Directions for this task –
Drop the pictures, then extract the listing word for word.
┄┄┄┄┄┄┄┄┄┄
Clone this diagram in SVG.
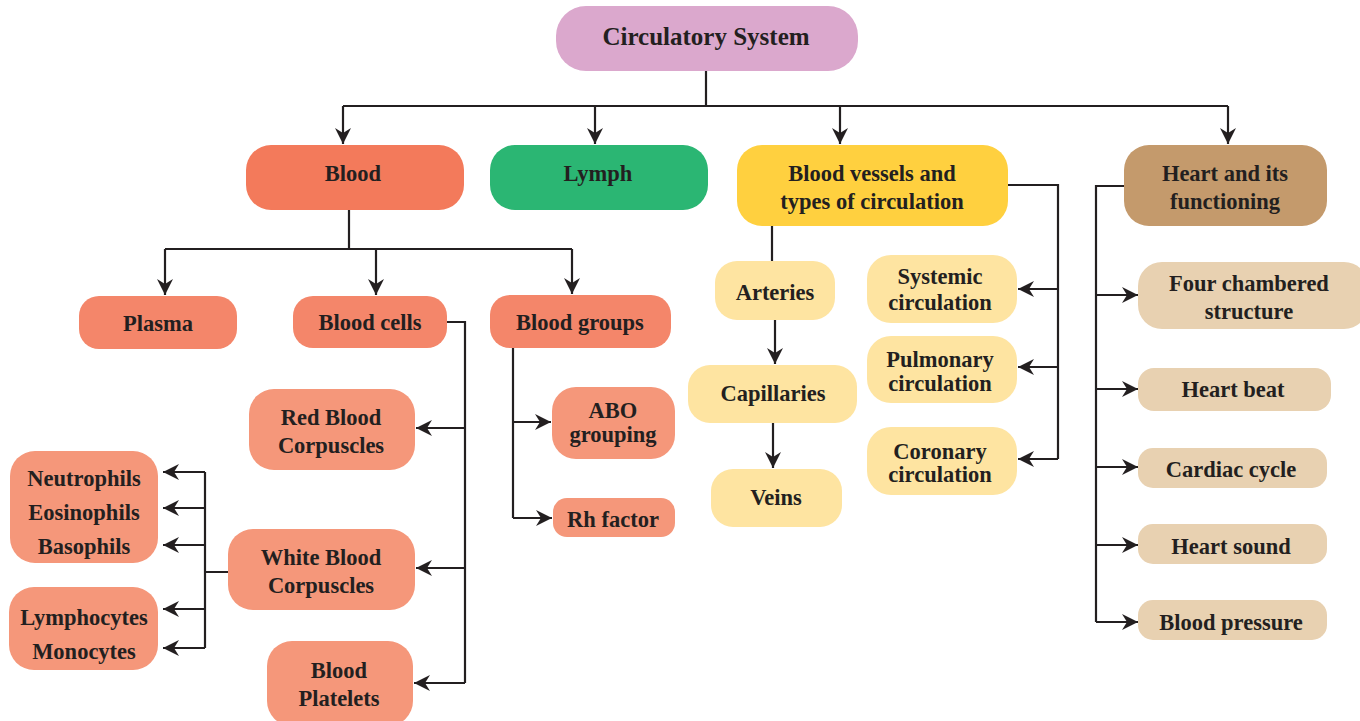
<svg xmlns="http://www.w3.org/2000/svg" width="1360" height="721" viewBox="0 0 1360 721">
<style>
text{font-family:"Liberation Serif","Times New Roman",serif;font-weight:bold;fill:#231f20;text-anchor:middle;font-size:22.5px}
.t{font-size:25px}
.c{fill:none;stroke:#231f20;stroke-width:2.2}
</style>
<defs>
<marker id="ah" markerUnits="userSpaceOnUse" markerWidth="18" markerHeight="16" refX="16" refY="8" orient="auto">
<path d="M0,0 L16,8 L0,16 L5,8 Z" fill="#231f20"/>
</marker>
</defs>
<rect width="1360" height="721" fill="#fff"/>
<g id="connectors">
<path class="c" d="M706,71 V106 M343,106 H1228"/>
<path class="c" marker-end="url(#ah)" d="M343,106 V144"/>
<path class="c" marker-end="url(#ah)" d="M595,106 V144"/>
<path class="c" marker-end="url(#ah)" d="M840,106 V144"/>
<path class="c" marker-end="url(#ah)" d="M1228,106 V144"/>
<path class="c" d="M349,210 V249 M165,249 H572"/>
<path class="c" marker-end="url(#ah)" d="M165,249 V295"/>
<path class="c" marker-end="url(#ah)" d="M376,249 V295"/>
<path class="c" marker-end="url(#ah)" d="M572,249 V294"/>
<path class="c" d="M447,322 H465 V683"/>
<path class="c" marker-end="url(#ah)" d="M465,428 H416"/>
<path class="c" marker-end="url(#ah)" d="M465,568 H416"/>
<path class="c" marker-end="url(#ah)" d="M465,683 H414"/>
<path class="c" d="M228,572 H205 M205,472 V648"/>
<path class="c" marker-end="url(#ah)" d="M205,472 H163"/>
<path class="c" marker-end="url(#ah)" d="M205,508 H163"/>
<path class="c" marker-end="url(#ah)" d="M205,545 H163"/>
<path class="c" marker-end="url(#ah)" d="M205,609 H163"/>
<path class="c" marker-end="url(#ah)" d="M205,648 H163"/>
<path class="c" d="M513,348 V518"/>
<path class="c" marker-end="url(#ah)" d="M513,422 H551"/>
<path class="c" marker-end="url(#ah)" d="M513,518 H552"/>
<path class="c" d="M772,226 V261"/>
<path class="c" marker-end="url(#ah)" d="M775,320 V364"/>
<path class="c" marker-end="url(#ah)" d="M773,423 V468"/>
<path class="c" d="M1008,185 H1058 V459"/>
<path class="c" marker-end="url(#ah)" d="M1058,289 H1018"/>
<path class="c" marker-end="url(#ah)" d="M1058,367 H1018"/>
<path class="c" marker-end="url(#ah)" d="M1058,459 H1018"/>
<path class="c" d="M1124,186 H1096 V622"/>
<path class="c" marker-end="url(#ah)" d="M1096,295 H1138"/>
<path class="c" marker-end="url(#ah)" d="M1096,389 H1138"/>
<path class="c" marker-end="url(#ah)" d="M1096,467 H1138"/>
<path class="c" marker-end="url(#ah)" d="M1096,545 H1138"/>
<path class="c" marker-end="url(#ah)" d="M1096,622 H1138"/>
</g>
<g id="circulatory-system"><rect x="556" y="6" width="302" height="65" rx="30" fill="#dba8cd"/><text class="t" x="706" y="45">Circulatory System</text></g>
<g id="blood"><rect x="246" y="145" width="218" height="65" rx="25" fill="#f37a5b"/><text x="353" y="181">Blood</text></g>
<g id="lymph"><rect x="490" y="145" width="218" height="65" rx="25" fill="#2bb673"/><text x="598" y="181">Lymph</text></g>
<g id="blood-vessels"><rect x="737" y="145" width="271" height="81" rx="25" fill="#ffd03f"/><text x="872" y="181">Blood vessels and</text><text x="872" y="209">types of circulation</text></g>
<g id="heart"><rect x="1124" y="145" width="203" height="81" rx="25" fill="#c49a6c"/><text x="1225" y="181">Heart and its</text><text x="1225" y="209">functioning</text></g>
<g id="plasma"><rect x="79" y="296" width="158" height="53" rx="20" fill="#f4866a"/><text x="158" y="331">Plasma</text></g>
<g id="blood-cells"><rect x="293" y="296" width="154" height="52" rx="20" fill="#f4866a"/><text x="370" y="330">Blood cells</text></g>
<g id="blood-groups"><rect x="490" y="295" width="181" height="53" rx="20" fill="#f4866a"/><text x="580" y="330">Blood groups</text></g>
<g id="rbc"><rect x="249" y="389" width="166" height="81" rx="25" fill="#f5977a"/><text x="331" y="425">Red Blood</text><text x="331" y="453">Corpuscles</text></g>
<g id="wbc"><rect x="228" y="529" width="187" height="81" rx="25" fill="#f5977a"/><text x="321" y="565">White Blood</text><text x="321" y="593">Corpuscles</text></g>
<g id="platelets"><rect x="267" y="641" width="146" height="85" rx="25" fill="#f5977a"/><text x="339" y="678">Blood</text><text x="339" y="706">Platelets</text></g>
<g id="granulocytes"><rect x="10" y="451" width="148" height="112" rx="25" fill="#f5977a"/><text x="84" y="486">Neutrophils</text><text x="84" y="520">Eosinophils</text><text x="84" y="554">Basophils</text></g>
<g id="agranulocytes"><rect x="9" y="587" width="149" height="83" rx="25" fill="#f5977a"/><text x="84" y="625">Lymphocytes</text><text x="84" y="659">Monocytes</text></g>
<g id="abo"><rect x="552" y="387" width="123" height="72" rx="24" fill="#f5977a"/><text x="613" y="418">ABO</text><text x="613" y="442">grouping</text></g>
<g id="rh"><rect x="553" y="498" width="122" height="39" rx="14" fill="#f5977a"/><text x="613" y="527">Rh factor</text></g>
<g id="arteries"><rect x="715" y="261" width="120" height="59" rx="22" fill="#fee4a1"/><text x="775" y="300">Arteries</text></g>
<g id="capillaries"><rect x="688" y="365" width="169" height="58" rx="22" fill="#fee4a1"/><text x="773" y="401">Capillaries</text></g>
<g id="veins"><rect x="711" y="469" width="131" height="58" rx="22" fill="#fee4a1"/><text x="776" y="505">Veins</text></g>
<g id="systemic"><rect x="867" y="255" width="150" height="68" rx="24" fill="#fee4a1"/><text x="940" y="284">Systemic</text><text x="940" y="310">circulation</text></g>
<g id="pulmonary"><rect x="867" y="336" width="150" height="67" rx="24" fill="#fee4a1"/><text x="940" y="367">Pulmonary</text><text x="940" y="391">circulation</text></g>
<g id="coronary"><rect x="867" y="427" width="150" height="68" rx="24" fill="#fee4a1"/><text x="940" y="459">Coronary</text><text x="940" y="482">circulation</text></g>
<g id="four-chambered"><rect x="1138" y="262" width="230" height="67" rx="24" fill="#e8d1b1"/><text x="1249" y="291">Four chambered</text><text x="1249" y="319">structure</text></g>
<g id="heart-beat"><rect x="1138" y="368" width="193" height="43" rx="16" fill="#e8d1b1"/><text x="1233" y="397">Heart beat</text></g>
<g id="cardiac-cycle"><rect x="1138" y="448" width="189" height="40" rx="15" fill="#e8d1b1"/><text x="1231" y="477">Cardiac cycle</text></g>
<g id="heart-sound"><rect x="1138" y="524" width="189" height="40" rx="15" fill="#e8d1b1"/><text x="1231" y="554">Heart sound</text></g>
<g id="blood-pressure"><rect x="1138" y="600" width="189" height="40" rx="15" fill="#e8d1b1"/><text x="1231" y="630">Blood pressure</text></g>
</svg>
┄┄┄┄┄┄┄┄┄┄
Solution to the exercise –
Clone this diagram in SVG.
<svg xmlns="http://www.w3.org/2000/svg" width="1360" height="721" viewBox="0 0 1360 721">
<style>
text{font-family:"Liberation Serif","Times New Roman",serif;font-weight:bold;fill:#231f20;text-anchor:middle;font-size:22.5px}
.t{font-size:25px}
.c{fill:none;stroke:#231f20;stroke-width:2.2}
</style>
<defs>
<marker id="ah" markerUnits="userSpaceOnUse" markerWidth="18" markerHeight="16" refX="16" refY="8" orient="auto">
<path d="M0,0 L16,8 L0,16 L5,8 Z" fill="#231f20"/>
</marker>
</defs>
<rect width="1360" height="721" fill="#fff"/>
<g id="connectors">
<path class="c" d="M706,71 V106 M343,106 H1228"/>
<path class="c" marker-end="url(#ah)" d="M343,106 V144"/>
<path class="c" marker-end="url(#ah)" d="M595,106 V144"/>
<path class="c" marker-end="url(#ah)" d="M840,106 V144"/>
<path class="c" marker-end="url(#ah)" d="M1228,106 V144"/>
<path class="c" d="M349,210 V249 M165,249 H572"/>
<path class="c" marker-end="url(#ah)" d="M165,249 V295"/>
<path class="c" marker-end="url(#ah)" d="M376,249 V295"/>
<path class="c" marker-end="url(#ah)" d="M572,249 V294"/>
<path class="c" d="M447,322 H465 V683"/>
<path class="c" marker-end="url(#ah)" d="M465,428 H416"/>
<path class="c" marker-end="url(#ah)" d="M465,568 H416"/>
<path class="c" marker-end="url(#ah)" d="M465,683 H414"/>
<path class="c" d="M228,572 H205 M205,472 V648"/>
<path class="c" marker-end="url(#ah)" d="M205,472 H163"/>
<path class="c" marker-end="url(#ah)" d="M205,508 H163"/>
<path class="c" marker-end="url(#ah)" d="M205,545 H163"/>
<path class="c" marker-end="url(#ah)" d="M205,609 H163"/>
<path class="c" marker-end="url(#ah)" d="M205,648 H163"/>
<path class="c" d="M513,348 V518"/>
<path class="c" marker-end="url(#ah)" d="M513,422 H551"/>
<path class="c" marker-end="url(#ah)" d="M513,518 H552"/>
<path class="c" d="M772,226 V261"/>
<path class="c" marker-end="url(#ah)" d="M775,320 V364"/>
<path class="c" marker-end="url(#ah)" d="M773,423 V468"/>
<path class="c" d="M1008,185 H1058 V459"/>
<path class="c" marker-end="url(#ah)" d="M1058,289 H1018"/>
<path class="c" marker-end="url(#ah)" d="M1058,367 H1018"/>
<path class="c" marker-end="url(#ah)" d="M1058,459 H1018"/>
<path class="c" d="M1124,186 H1096 V622"/>
<path class="c" marker-end="url(#ah)" d="M1096,295 H1138"/>
<path class="c" marker-end="url(#ah)" d="M1096,389 H1138"/>
<path class="c" marker-end="url(#ah)" d="M1096,467 H1138"/>
<path class="c" marker-end="url(#ah)" d="M1096,545 H1138"/>
<path class="c" marker-end="url(#ah)" d="M1096,622 H1138"/>
</g>
<g id="circulatory-system"><rect x="556" y="6" width="302" height="65" rx="30" fill="#dba8cd"/><text class="t" x="706" y="45">Circulatory System</text></g>
<g id="blood"><rect x="246" y="145" width="218" height="65" rx="25" fill="#f37a5b"/><text x="353" y="181">Blood</text></g>
<g id="lymph"><rect x="490" y="145" width="218" height="65" rx="25" fill="#2bb673"/><text x="598" y="181">Lymph</text></g>
<g id="blood-vessels"><rect x="737" y="145" width="271" height="81" rx="25" fill="#ffd03f"/><text x="872" y="181">Blood vessels and</text><text x="872" y="209">types of circulation</text></g>
<g id="heart"><rect x="1124" y="145" width="203" height="81" rx="25" fill="#c49a6c"/><text x="1225" y="181">Heart and its</text><text x="1225" y="209">functioning</text></g>
<g id="plasma"><rect x="79" y="296" width="158" height="53" rx="20" fill="#f4866a"/><text x="158" y="331">Plasma</text></g>
<g id="blood-cells"><rect x="293" y="296" width="154" height="52" rx="20" fill="#f4866a"/><text x="370" y="330">Blood cells</text></g>
<g id="blood-groups"><rect x="490" y="295" width="181" height="53" rx="20" fill="#f4866a"/><text x="580" y="330">Blood groups</text></g>
<g id="rbc"><rect x="249" y="389" width="166" height="81" rx="25" fill="#f5977a"/><text x="331" y="425">Red Blood</text><text x="331" y="453">Corpuscles</text></g>
<g id="wbc"><rect x="228" y="529" width="187" height="81" rx="25" fill="#f5977a"/><text x="321" y="565">White Blood</text><text x="321" y="593">Corpuscles</text></g>
<g id="platelets"><rect x="267" y="641" width="146" height="85" rx="25" fill="#f5977a"/><text x="339" y="678">Blood</text><text x="339" y="706">Platelets</text></g>
<g id="granulocytes"><rect x="10" y="451" width="148" height="112" rx="25" fill="#f5977a"/><text x="84" y="486">Neutrophils</text><text x="84" y="520">Eosinophils</text><text x="84" y="554">Basophils</text></g>
<g id="agranulocytes"><rect x="9" y="587" width="149" height="83" rx="25" fill="#f5977a"/><text x="84" y="625">Lymphocytes</text><text x="84" y="659">Monocytes</text></g>
<g id="abo"><rect x="552" y="387" width="123" height="72" rx="24" fill="#f5977a"/><text x="613" y="418">ABO</text><text x="613" y="442">grouping</text></g>
<g id="rh"><rect x="553" y="498" width="122" height="39" rx="14" fill="#f5977a"/><text x="613" y="527">Rh factor</text></g>
<g id="arteries"><rect x="715" y="261" width="120" height="59" rx="22" fill="#fee4a1"/><text x="775" y="300">Arteries</text></g>
<g id="capillaries"><rect x="688" y="365" width="169" height="58" rx="22" fill="#fee4a1"/><text x="773" y="401">Capillaries</text></g>
<g id="veins"><rect x="711" y="469" width="131" height="58" rx="22" fill="#fee4a1"/><text x="776" y="505">Veins</text></g>
<g id="systemic"><rect x="867" y="255" width="150" height="68" rx="24" fill="#fee4a1"/><text x="940" y="284">Systemic</text><text x="940" y="310">circulation</text></g>
<g id="pulmonary"><rect x="867" y="336" width="150" height="67" rx="24" fill="#fee4a1"/><text x="940" y="367">Pulmonary</text><text x="940" y="391">circulation</text></g>
<g id="coronary"><rect x="867" y="427" width="150" height="68" rx="24" fill="#fee4a1"/><text x="940" y="459">Coronary</text><text x="940" y="482">circulation</text></g>
<g id="four-chambered"><rect x="1138" y="262" width="230" height="67" rx="24" fill="#e8d1b1"/><text x="1249" y="291">Four chambered</text><text x="1249" y="319">structure</text></g>
<g id="heart-beat"><rect x="1138" y="368" width="193" height="43" rx="16" fill="#e8d1b1"/><text x="1233" y="397">Heart beat</text></g>
<g id="cardiac-cycle"><rect x="1138" y="448" width="189" height="40" rx="15" fill="#e8d1b1"/><text x="1231" y="477">Cardiac cycle</text></g>
<g id="heart-sound"><rect x="1138" y="524" width="189" height="40" rx="15" fill="#e8d1b1"/><text x="1231" y="554">Heart sound</text></g>
<g id="blood-pressure"><rect x="1138" y="600" width="189" height="40" rx="15" fill="#e8d1b1"/><text x="1231" y="630">Blood pressure</text></g>
</svg>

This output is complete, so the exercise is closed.